Getting to know me

I have always been interested in how people gather…

around a fire,

a story,

an idea,

beauty,

or

simply around a “shared meaning.”

I work at the intersection of people, ideas, and space, rooted in a practice of pattern recognition. I am interested in how meaning forms collectively—how environments shape participation, how attention is held, and how cultural value emerges when it is handled with care. My practice moves across mediums because each situation demands its own form. I do not move across disciplines for novelty. I move because a question of memory may require an exhibition, while a question of authorship may require an object, an image, or a garment.

“The medium always follows the condition.”
My work begins with initiation—not as a vague impulse, but as a repeatable act of noticing a gap, naming it, and gathering the right material, people, and structure to give shape to something that did not previously exist. I am drawn to the stage before a project becomes visible, when it is still only an atmosphere, a tension, or a fragment, and the right frame can bring it into reality. What matters to me in that process is coherence: how to hold complexity without flattening it, and how to build something with integrity before it enters the world.

This instinct was present long before it was professionalized. Early on, my projects often functioned as small social inquiries: holding a Nowrooz school gallery so artists could sell their crafts, writing and distributing a weekly school journal, organizing classmates into theatre performances where a collective idea had to become public. During university, this expanded into a more sustained cultural practice through workshops, design contests, TEDx, and inaugural initiatives such as Tehran Design Week and Tehran Jewelry Week. At the same time, stage and costume design sharpened my sense of timing, embodiment, and presence. Theatre taught me that stories are lived rather than simply displayed, and that meaning is carried as much by bodies in motion as by the objects surrounding them.

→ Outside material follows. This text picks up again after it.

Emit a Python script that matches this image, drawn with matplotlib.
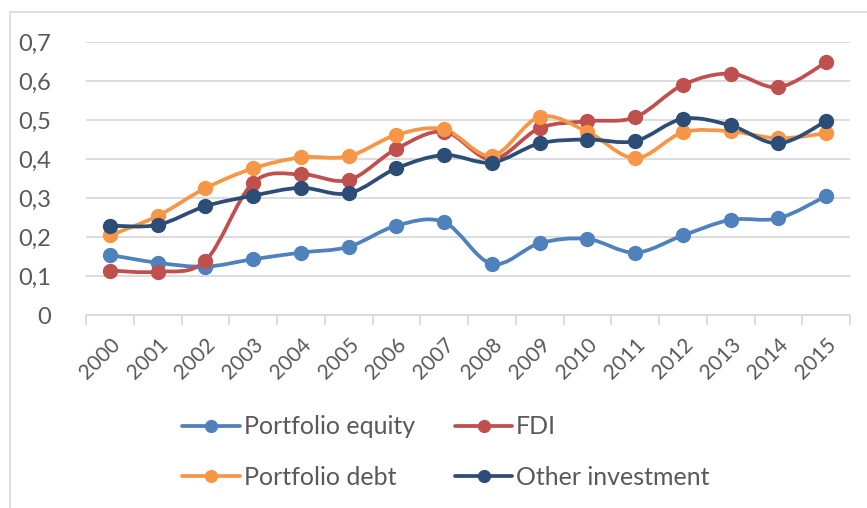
import numpy as np
import matplotlib
matplotlib.use("Agg")
import matplotlib.pyplot as plt
from matplotlib.path import Path
from matplotlib.patches import PathPatch, Rectangle
from matplotlib.lines import Line2D

plt.rcParams['font.family'] = ['Lato', 'DejaVu Sans']

years = [str(y) for y in range(2000, 2016)]

portfolio_equity = [0.154, 0.134, 0.124, 0.143, 0.160, 0.175, 0.229, 0.238, 0.131,
                    0.184, 0.195, 0.160, 0.204, 0.244, 0.248, 0.305]
fdi = [0.114, 0.111, 0.139, 0.339, 0.361, 0.346, 0.426, 0.470, 0.399,
       0.479, 0.497, 0.507, 0.590, 0.619, 0.584, 0.648]
portfolio_debt = [0.204, 0.254, 0.325, 0.376, 0.404, 0.407, 0.462, 0.476, 0.408,
                  0.508, 0.470, 0.402, 0.468, 0.471, 0.453, 0.466]
other_investment = [0.229, 0.231, 0.279, 0.306, 0.326, 0.312, 0.376, 0.410, 0.391,
                    0.440, 0.450, 0.446, 0.503, 0.486, 0.440, 0.497]

series = [
    ("Portfolio equity", portfolio_equity, "#4F81BD"),
    ("FDI", fdi, "#C0504D"),
    ("Portfolio debt", portfolio_debt, "#F79646"),
    ("Other investment", other_investment, "#2C4D75"),
]

TEXT = "#595959"
GRID = "#D9D9D9"


def smooth_path(x, y):
    # Excel-style smoothed line: Catmull-Rom segments as cubic Beziers
    pts = np.column_stack([x, y]).astype(float)
    n = len(pts)
    verts = [pts[0]]
    codes = [Path.MOVETO]
    for i in range(n - 1):
        p0 = pts[i - 1] if i > 0 else pts[i]
        p1 = pts[i]
        p2 = pts[i + 1]
        p3 = pts[i + 2] if i + 2 < n else pts[i + 1]
        c1 = p1 + (p2 - p0) / 6.0
        c2 = p2 - (p3 - p1) / 6.0
        verts += [c1, c2, p2]
        codes += [Path.CURVE4] * 3
    return Path(verts, codes)


fig = plt.figure(figsize=(8.67, 5.08), dpi=100)
W, H = 867, 508
ax = fig.add_axes([86 / W, 1 - 315 / H, (850 - 86) / W, (315 - 42) / H])

# outer chart border (cropped on right / bottom)
fig.patches.append(Rectangle((10 / W, -0.1), 1.2, 1 - 12 / H + 0.1,
                             transform=fig.transFigure, fill=False,
                             edgecolor=GRID, linewidth=1.2))

x = np.arange(len(years))
handles = {}
for name, vals, col in series:
    ax.add_patch(PathPatch(smooth_path(x, vals), facecolor="none", edgecolor=col,
                           linewidth=2.7, capstyle="round", joinstyle="round",
                           clip_on=False))
    ax.plot(x, vals, "o", color=col, markersize=10, clip_on=False)
    handles[name] = Line2D([], [], color=col, linewidth=2.7, marker="o",
                           markersize=8.5, solid_capstyle="round")

ax.set_xlim(-0.5, len(years) - 0.5)
ax.set_ylim(0, 0.7)
ax.set_yticks(np.arange(0, 0.71, 0.1))
ax.set_yticklabels(["0" if v == 0 else f"{v:.1f}".replace(".", ",")
                    for v in np.arange(0, 0.71, 0.1)])
ax.yaxis.grid(True, color=GRID, linewidth=1.3)
ax.set_axisbelow(True)
ax.tick_params(axis="y", length=0, pad=25, labelsize=17, labelcolor=TEXT)

ax.set_xticks(x)
ax.set_xticklabels(years, rotation=45, ha="right", rotation_mode="anchor")
ax.set_xticks(np.arange(-0.5, len(years)), minor=True)
ax.tick_params(axis="x", which="major", length=0, pad=14, labelsize=15,
               labelcolor=TEXT)
ax.tick_params(axis="x", which="minor", length=7, width=1.3, color=GRID)

for s in ["top", "right", "left"]:
    ax.spines[s].set_visible(False)
ax.spines["bottom"].set_color(GRID)
ax.spines["bottom"].set_linewidth(1.3)

order = ["Portfolio equity", "Portfolio debt", "FDI", "Other investment"]
leg = fig.legend([handles[k] for k in order], order, ncol=2, loc="center",
                 bbox_to_anchor=(446 / W, 1 - 452 / H), frameon=False,
                 fontsize=18, handlelength=2.3, handletextpad=0.15,
                 columnspacing=1.6, labelspacing=1.1)
for t in leg.get_texts():
    t.set_color(TEXT)

fig.savefig("out.png", dpi=100)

Across all this movement, the medium I have returned to most consistently has been clothing. Fashion has fascinated me not as trend or industry first, but as the first surface of human presence—as a language of mood, ideology, memory, and inner life. When I built my own clothing line, I designed selectively and relationally, responding to the energy and presence of the person I was designing for. For me, clothing was never only product. It was closer to sculpture—an intimate form that becomes complete only when it is worn, inhabited, and lived.

Alongside my authored work, I have also worked inside commercial and luxury environments where taste is tested in real time. Experiences across boutique settings, merchandising, and platform systems taught me how curation, visibility, and value are shaped—how ideas change as they move through markets, audiences, and systems, and what it takes to protect integrity when speed and commerce enter the frame. These experiences sharpened my judgment and reinforced something central to my practice: standards are not restrictive; they are protective. They are how meaning survives.

I have also worked with image as a medium. Modeling and on-camera work for fashion and jewelry brands taught me something design alone cannot: how narrative sits on the body, how presence communicates before language, and how atmosphere—light, styling, posture, distance—becomes a container for meaning. This is why I treat visual work as responsibility. Images are not neutral; they educate taste and condition desire.

Today, in Canada, I bring these worlds together in a practice that is cultural, embodied, editorial, and strategic at once. I am interested in building work—and the conditions around it—that can move across contexts without losing coherence: collections, objects, exhibitions, programs, and frameworks that gather people, hold attention, and endure. My aim is not only to make work, but to create the conditions in which work can deepen meaning and live beyond the moment of its making.